Quant à Thadée Natanson, il eut souhaité un choix plus varié. Il écrit dans La Revue blanche:
Il est à souhaiter qu’une exposition plus complète qui comprenne plus d’œuvres et de tableaux -on en a pu voir à Bruxelles autrefois aux Vingt qui étaient fort significatifs- nous fournisse le plus tôt possible l’occasion de nous arrêter plus longuement, autant qu’il le mérite, à considérer un artiste dont l’œuvre est à coup sûr curieux et intéressant.
Désabusé, Demolder écrit à Ensor dès le 26 décembre 1898:
Voici le résumé des avis, sur tes fascicules. Admiration pour la
Cathédrale, la Mort du théologien, quelques croquis, les paysages. Les caricatures ne sont pas appréciées du tout. On les trouve puériles et communes. Une ou deux auraient suffi. Les bons morceaux ne sont pas en nombre suffisant. En résumé, on croit que cela n’aura aucun retentissement. Ah! si tu m’avais envoyé la liste des choses à reproduire. Je sais ce qu’il faut à Paris! Et tes peintures! Si elles étaient là! Mais il est trop tard! Et c’est irrémédiable.

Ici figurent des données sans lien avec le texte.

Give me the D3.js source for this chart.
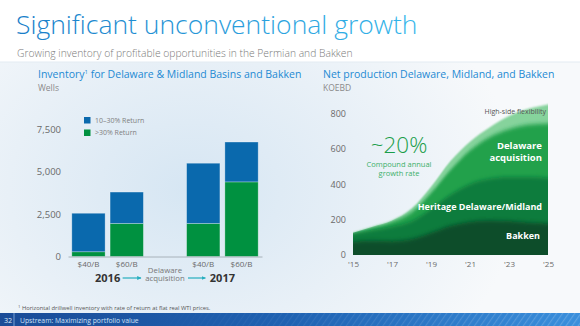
<!DOCTYPE html>
<html>
<head>
<meta charset="utf-8">
<script src="https://cdn.jsdelivr.net/npm/d3@7"></script>
<style>
  html, body { margin: 0; padding: 0; background: #fff; }
  svg { display: block; font-family: "Open Sans", sans-serif; }
</style>
</head>
<body>
<div id="chart"></div>
<script>
// inventory (wells) by price deck, before and after the Delaware acquisition
var invSlots = ["2016-40", "2016-60", "Delaware acquisition", "2017-40", "2017-60"];
var invLabels = ["$40/B", "$60/B", "$40/B", "$60/B"];
var invKeys = ["2016-40", "2016-60", "2017-40", "2017-60"];
var invHigh = [280, 1950, 1950, 4400];   // >30% return
var invMid = [2270, 1850, 3550, 2350];   // 10-30% return
var invTicks = [0, 2500, 5000, 7500];

// net production, KOEBD
var years = [2015, 2016, 2017, 2018, 2019, 2020, 2021, 2022, 2023, 2024, 2025];
var bakken = [75, 80, 78, 90, 125, 165, 188, 195, 192, 183, 178];
var heritage = [47, 60, 82, 100, 135, 175, 212, 235, 248, 257, 257];
var delaware = [0, 15, 28, 50, 90, 140, 190, 235, 270, 295, 307];
var highSide = [3, 5, 7, 22, 35, 50, 50, 55, 75, 90, 108];
var prodTicks = [0, 200, 400, 600, 800];
var yearTicks = [2015, 2017, 2019, 2021, 2023, 2025];

var W = 580, H = 326;
var svg = d3.select("#chart").append("svg")
    .attr("width", W)
    .attr("height", H);

var defs = svg.append("defs");

// page background
var bg = defs.append("radialGradient")
    .attr("id", "bg")
    .attr("gradientUnits", "userSpaceOnUse")
    .attr("cx", 190).attr("cy", 190).attr("r", 330)
    .attr("gradientTransform", "translate(190,190) scale(1,0.75) translate(-190,-190)");
bg.append("stop").attr("offset", 0).attr("stop-color", "#d6e6f3");
bg.append("stop").attr("offset", 0.55).attr("stop-color", "#e8f0f7");
bg.append("stop").attr("offset", 1).attr("stop-color", "#f7f9fb");

svg.append("rect").attr("width", W).attr("height", H).attr("fill", "#fff");
svg.append("rect")
    .attr("y", 62).attr("width", W).attr("height", H - 62)
    .attr("fill", "url(#bg)");
svg.append("line")
    .attr("x1", 0).attr("x2", W).attr("y1", 62).attr("y2", 62)
    .attr("stroke", "#e3ebf2").attr("stroke-width", 1);

// title
var tg = defs.append("linearGradient").attr("id", "titleGrad")
    .attr("x1", 0).attr("x2", 1).attr("y1", 0).attr("y2", 0);
tg.append("stop").attr("offset", 0).attr("stop-color", "#1a7dc8");
tg.append("stop").attr("offset", 1).attr("stop-color", "#35b6ea");

svg.append("text")
    .attr("x", 16).attr("y", 34)
    .attr("font-size", 26.5)
    .attr("font-weight", 300)
    .attr("fill", "url(#titleGrad)")
    .text("Significant unconventional growth");

svg.append("text")
    .attr("x", 17).attr("y", 56.5)
    .attr("font-size", 10.3)
    .attr("font-weight", 300)
    .attr("fill", "#7a7a7a")
    .text("Growing inventory of profitable opportunities in the Permian and Bakken");

// ---------- left: inventory bars ----------
var inv = svg.append("g");

inv.append("text")
    .attr("x", 38).attr("y", 78)
    .attr("font-size", 10.5)
    .attr("fill", "#1e8ad3")
    .call(function(t) {
      t.append("tspan").text("Inventory");
      t.append("tspan").attr("font-size", 6).attr("dy", -4).text("1");
      t.append("tspan").attr("dy", 4).text(" for Delaware & Midland Basins and Bakken");
    });
inv.append("text")
    .attr("x", 38).attr("y", 91)
    .attr("font-size", 8.5)
    .attr("fill", "#8a8a8a")
    .text("Wells");

var xb = d3.scaleBand()
    .domain(invSlots)
    .range([68, 262])
    .paddingInner(0.13)
    .paddingOuter(0.1);

var yb = d3.scaleLinear()
    .domain([0, 7500])
    .range([256.5, 129.3]);

var invRows = invKeys.map(function(k, i) {
  return { key: k, high: invHigh[i], mid: invMid[i] };
});
var invStack = d3.stack().keys(["high", "mid"])(invRows);
var invColors = { high: "#009140", mid: "#0a69ad" };

inv.selectAll("g.layer")
  .data(invStack)
  .join("g")
    .attr("class", "layer")
    .attr("fill", function(d) { return invColors[d.key]; })
  .selectAll("rect")
  .data(function(d) { return d; })
  .join("rect")
    .attr("x", function(d) { return xb(d.data.key); })
    .attr("width", xb.bandwidth())
    .attr("y", function(d) { return yb(d[1]); })
    .attr("height", function(d) { return yb(d[0]) - yb(d[1]); })
    .attr("stroke", "#ffffff")
    .attr("stroke-opacity", 0.35)
    .attr("stroke-width", 0.8);

// y axis labels only
inv.append("g")
    .attr("transform", "translate(61,0)")
    .call(d3.axisLeft(yb).tickValues(invTicks).tickSize(0).tickPadding(0).tickFormat(d3.format(",")))
    .call(function(g) { g.select(".domain").remove(); })
    .call(function(g) {
      g.selectAll("text")
        .attr("font-family", "'Open Sans', sans-serif")
        .attr("font-size", 9.5)
        .attr("fill", "#6a6a6a");
    });

// baseline + price deck labels
var xAxisB = d3.axisBottom(xb)
    .tickSize(0)
    .tickPadding(5)
    .tickFormat(function(d) {
      var i = invKeys.indexOf(d);
      return i < 0 ? "" : invLabels[i];
    });
inv.append("g")
    .attr("transform", "translate(0," + yb(0) + ")")
    .call(xAxisB)
    .call(function(g) {
      g.select(".domain").attr("stroke", "#9aa3ab").attr("stroke-width", 0.8);
      g.selectAll("text")
        .attr("font-family", "'Open Sans', sans-serif")
        .attr("font-size", 8)
        .attr("fill", "#6a6a6a");
    });

// "Delaware acquisition" under the empty slot
var acqX = xb("Delaware acquisition") + xb.bandwidth() / 2;
inv.append("text")
    .attr("x", acqX).attr("y", 272.5)
    .attr("text-anchor", "middle")
    .attr("font-size", 7.8).attr("fill", "#777")
    .text("Delaware");
inv.append("text")
    .attr("x", acqX).attr("y", 281)
    .attr("text-anchor", "middle")
    .attr("font-size", 7.8).attr("fill", "#777")
    .text("acquisition");

// year labels centred under each pair
var pairs = [["2016", "2016-40", "2016-60"], ["2017", "2017-40", "2017-60"]];
pairs.forEach(function(p) {
  var cx = (xb(p[1]) + xb(p[2]) + xb.bandwidth()) / 2;
  inv.append("text")
      .attr("x", cx).attr("y", 282)
      .attr("text-anchor", "middle")
      .attr("font-size", 11)
      .attr("font-weight", 700)
      .attr("fill", "#333")
      .text(p[0]);
});

// teal arrows either side of the acquisition label
defs.append("marker")
    .attr("id", "arrowHead")
    .attr("viewBox", "0 0 10 10")
    .attr("refX", 8).attr("refY", 5)
    .attr("markerWidth", 4).attr("markerHeight", 4)
    .attr("orient", "auto")
  .append("path")
    .attr("d", "M0,1 L9,5 L0,9 Z")
    .attr("fill", "#26aebf");

var yr2016 = (xb("2016-40") + xb("2016-60") + xb.bandwidth()) / 2;
var yr2017 = (xb("2017-40") + xb("2017-60") + xb.bandwidth()) / 2;
[[yr2016 + 15, acqX - 24], [acqX + 23, yr2017 - 17]].forEach(function(a) {
  inv.append("line")
      .attr("x1", a[0]).attr("x2", a[1])
      .attr("y1", 278).attr("y2", 278)
      .attr("stroke", "#26aebf")
      .attr("stroke-width", 1.2)
      .attr("marker-end", "url(#arrowHead)");
});

// legend
var legend = inv.append("g").attr("transform", "translate(84,117)");
[["10–30% Return", invColors.mid], [">30% Return", invColors.high]].forEach(function(l, i) {
  legend.append("rect")
      .attr("y", i * 12.5)
      .attr("width", 6.5).attr("height", 6.5)
      .attr("fill", l[1]);
  legend.append("text")
      .attr("x", 11).attr("y", i * 12.5 + 5.8)
      .attr("font-size", 7)
      .attr("fill", "#808080")
      .text(l[0]);
});

// ---------- right: production stacked area ----------
var prod = svg.append("g");

prod.append("text")
    .attr("x", 323).attr("y", 78)
    .attr("font-size", 10.5)
    .attr("fill", "#1e8ad3")
    .text("Net production Delaware, Midland, and Bakken");
prod.append("text")
    .attr("x", 323).attr("y", 91)
    .attr("font-size", 8.5)
    .attr("fill", "#8a8a8a")
    .text("KOEBD");

var xp = d3.scaleLinear().domain([2015, 2025]).range([353, 548]);
var yp = d3.scaleLinear().domain([0, 800]).range([255, 113.3]);

var prodRows = years.map(function(y, i) {
  return { year: y, bakken: bakken[i], heritage: heritage[i], delaware: delaware[i], highSide: highSide[i] };
});
var layerKeys = ["bakken", "heritage", "delaware", "highSide"];
var prodStack = d3.stack().keys(layerKeys)(prodRows);
var layerColors = { bakken: "#094d2a", heritage: "#0f7b3d", delaware: "#21a14c", highSide: "#86d39c" };

// soft vertical blur for the layer boundaries
defs.append("filter")
    .attr("id", "softEdge")
    .attr("x", "-0.05").attr("width", "1.1")
    .attr("y", "-0.3").attr("height", "1.6")
  .append("feGaussianBlur")
    .attr("stdDeviation", "0 2.2");
defs.append("filter")
    .attr("id", "softTop")
    .attr("x", "-0.05").attr("width", "1.1")
    .attr("y", "-0.3").attr("height", "1.6")
  .append("feGaussianBlur")
    .attr("stdDeviation", "0 1.2");

var outer = prodStack[prodStack.length - 1];

// each layer drawn from below the baseline up to its cumulative top
var layerArea = d3.area()
    .x(function(d) { return xp(d.data.year); })
    .y0(yp(-30))
    .y1(function(d) { return yp(d[1]); })
    .curve(d3.curveMonotoneX);

var envelope = d3.area()
    .x(function(d) { return xp(d.data.year); })
    .y0(yp(0))
    .y1(function(d) { return yp(d[1]); })
    .curve(d3.curveMonotoneX);

defs.append("clipPath").attr("id", "plotClip")
  .append("rect")
    .attr("x", xp(2015)).attr("width", xp(2025) - xp(2015))
    .attr("y", yp(900)).attr("height", yp(0) - yp(900));
defs.append("clipPath").attr("id", "envClip")
  .append("path")
    .attr("d", envelope(outer));

prod.append("g")
    .attr("clip-path", "url(#plotClip)")
  .append("path")
    .attr("d", layerArea(outer))
    .attr("fill", layerColors.highSide)
    .attr("filter", "url(#softTop)");

prod.append("g")
    .attr("clip-path", "url(#envClip)")
  .selectAll("path")
  .data(prodStack.slice(0, 3).reverse())
  .join("path")
    .attr("d", layerArea)
    .attr("fill", function(d) { return layerColors[d.key]; })
    .attr("filter", "url(#softEdge)");

// axes (labels only)
prod.append("g")
    .attr("transform", "translate(346,0)")
    .call(d3.axisLeft(yp).tickValues(prodTicks).tickSize(0).tickPadding(0))
    .call(function(g) { g.select(".domain").remove(); })
    .call(function(g) {
      g.selectAll("text")
        .attr("font-family", "'Open Sans', sans-serif")
        .attr("font-size", 9)
        .attr("fill", "#6a6a6a");
    });

prod.append("g")
    .attr("transform", "translate(0," + yp(0) + ")")
    .call(d3.axisBottom(xp).tickValues(yearTicks).tickSize(0).tickPadding(6)
      .tickFormat(function(d) { return "'" + String(d).slice(2); }))
    .call(function(g) { g.select(".domain").remove(); })
    .call(function(g) {
      g.selectAll("text")
        .attr("font-family", "'Open Sans', sans-serif")
        .attr("font-size", 8)
        .attr("fill", "#6a6a6a");
    });

// layer labels
var lbl = prod.append("g")
    .attr("text-anchor", "end")
    .attr("font-weight", 700)
    .attr("fill", "#fff");
lbl.append("text").attr("x", 542).attr("y", 149).attr("font-size", 9.5).text("Delaware");
lbl.append("text").attr("x", 542).attr("y", 160.5).attr("font-size", 9.5).text("acquisition");
lbl.append("text").attr("x", 542).attr("y", 210).attr("font-size", 9).text("Heritage Delaware/Midland");
lbl.append("text").attr("x", 540).attr("y", 238.5).attr("font-size", 9).text("Bakken");

prod.append("text")
    .attr("x", 546).attr("y", 114)
    .attr("text-anchor", "end")
    .attr("font-size", 7)
    .attr("fill", "#555")
    .text("High-side flexibility");

// growth callout
prod.append("text")
    .attr("x", 399).attr("y", 153)
    .attr("text-anchor", "middle")
    .attr("font-size", 22.5)
    .attr("font-weight", 300)
    .attr("fill", "#1a9e4a")
    .text("~20%");
prod.append("text")
    .attr("x", 399).attr("y", 167)
    .attr("text-anchor", "middle")
    .attr("font-size", 7.5)
    .attr("fill", "#3cb06a")
    .text("Compound annual");
prod.append("text")
    .attr("x", 399).attr("y", 175.5)
    .attr("text-anchor", "middle")
    .attr("font-size", 7.5)
    .attr("fill", "#3cb06a")
    .text("growth rate");

// ---------- footnote and footer ----------
svg.append("text")
    .attr("x", 18).attr("y", 310)
    .attr("font-size", 5.8)
    .attr("fill", "#555")
    .call(function(t) {
      t.append("tspan").attr("font-size", 4.2).attr("dy", -2).text("1");
      t.append("tspan").attr("dy", 2).text(" Horizontal drillwell inventory with rate of return at flat real WTI prices.");
    });

var fg = defs.append("linearGradient").attr("id", "footGrad")
    .attr("x1", 0).attr("x2", 1).attr("y1", 0).attr("y2", 0);
fg.append("stop").attr("offset", 0).attr("stop-color", "#1b4c97");
fg.append("stop").attr("offset", 0.5).attr("stop-color", "#1f62b2");
fg.append("stop").attr("offset", 1).attr("stop-color", "#3a8fdc");

var stripes = defs.append("pattern")
    .attr("id", "stripes")
    .attr("patternUnits", "userSpaceOnUse")
    .attr("width", 5).attr("height", 5)
    .attr("patternTransform", "rotate(35)");
stripes.append("rect").attr("width", 1.2).attr("height", 5).attr("fill", "#ffffff");

var sm = defs.append("linearGradient").attr("id", "stripeFade")
    .attr("x1", 0).attr("x2", 1).attr("y1", 0).attr("y2", 0);
sm.append("stop").attr("offset", 0.25).attr("stop-color", "#fff").attr("stop-opacity", 0);
sm.append("stop").attr("offset", 1).attr("stop-color", "#fff").attr("stop-opacity", 1);
defs.append("mask").attr("id", "stripeMask")
  .append("rect")
    .attr("y", 313).attr("width", W).attr("height", 13)
    .attr("fill", "url(#stripeFade)");

svg.append("rect")
    .attr("y", 313).attr("width", W).attr("height", 13)
    .attr("fill", "url(#footGrad)");
svg.append("rect")
    .attr("y", 313).attr("width", W).attr("height", 13)
    .attr("fill", "url(#stripes)")
    .attr("opacity", 0.18)
    .attr("mask", "url(#stripeMask)");

svg.append("text")
    .attr("x", 4).attr("y", 322.5)
    .attr("font-size", 7.2)
    .attr("fill", "#dfeaf7")
    .text("32");
svg.append("line")
    .attr("x1", 14).attr("x2", 14).attr("y1", 313).attr("y2", 326)
    .attr("stroke", "#8fb5e2").attr("stroke-width", 0.8);
svg.append("text")
    .attr("x", 20).attr("y", 322.5)
    .attr("font-size", 6.8)
    .attr("fill", "#cfe1f6")
    .text("Upstream:  Maximizing portfolio value");
</script>
</body>
</html>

Dans sa lettre du début de l’année 1899, Demolder annonce à Ensor:
Il m’est difficile d’aller voir ton exposition à cause de mes relations avec l’immonde Deschamps. J’irai peut-être tout de même! En tout cas, dans mes lettres, je te parlais des fascicules et du défaut de peinture dans l’exposition. Je ne sais comment cela est et on ne m’en a pas parlé. Le salon de la Plume (salon des Cent) n’est pas très fréquenté. Deschamps l’a gâté avec son intolérable mauvais goût. Cependant il est utile d’avoir exposé dans une salle (n’importe laquelle) à Paris, pour commencer. Le nom est connu. Après, pour les peintures, j’essayerai chez Durand-Ruel. Tu vois que je ne te lâche pas. Ce serait pour octobre prochain. Mais n’en dis rien à personne.
L’organisation de l’exposition a été ardue et la demande des nombreux articles ne fut pas une mince affaire. L’exposition laissera un arrière-goût amer chez le peintre. Demolder, lui, se sentira désabusé par l’entreprise. Quant à l’exposition chez Durand-Ruel, elle n’aura jamais lieu. Ce n’est qu’en juin 1926 que le peintre ostendais sera à nouveau invité à exposer à Paris, à la galerie Barbazanges.